Non-volatile memory technologies (NVMs) are a new family of technologies that combine near memory level performance with near storage level cost density. The result is a new type of memory hierarchy layer that exists and performs somewhere between the two. These new technologies offer many opportunities for performance
improvement, but in order to take advantage of these system design needs to account for their particular characteristics. In this thesis, we focus on how to design memory management and caching systems for NVMs. Our work is broken into three major categories targeting different
primary performance metrics.
1. We study how to design algorithms and memory management to achieve fault tolerance with low cost and efficient recovery using NVMs.
2. We design an extension to the traditional model of caching to account for data writes in order to improve NVM device lifetime and energy consumption.
3. We investigate how to improve throughput in caches by taking advantage of granularity change in the memory hierarchy.
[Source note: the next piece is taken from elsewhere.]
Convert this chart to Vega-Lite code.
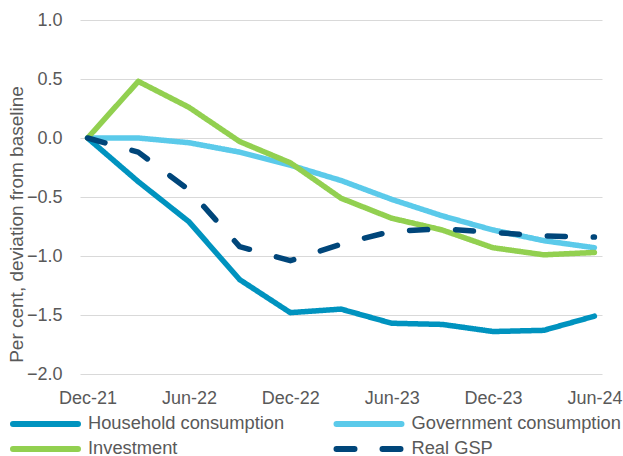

Throughout our work we rely on a blend of theoretical and practical approaches. We provide models for processor faults, cache writebacks, and cache-storage communication
that isolate the targeted effects from orthogonal complications. For each model, we show worst case theoretical bounds for our algorithms along with proofs
that explain how the benefits are derived. We then take our results and provide empirical evaluations to show their effectiveness in practice. We believe that our ideas
and approach provide a solid foundational study on memory hierarchy design in the era of non-volatile memories.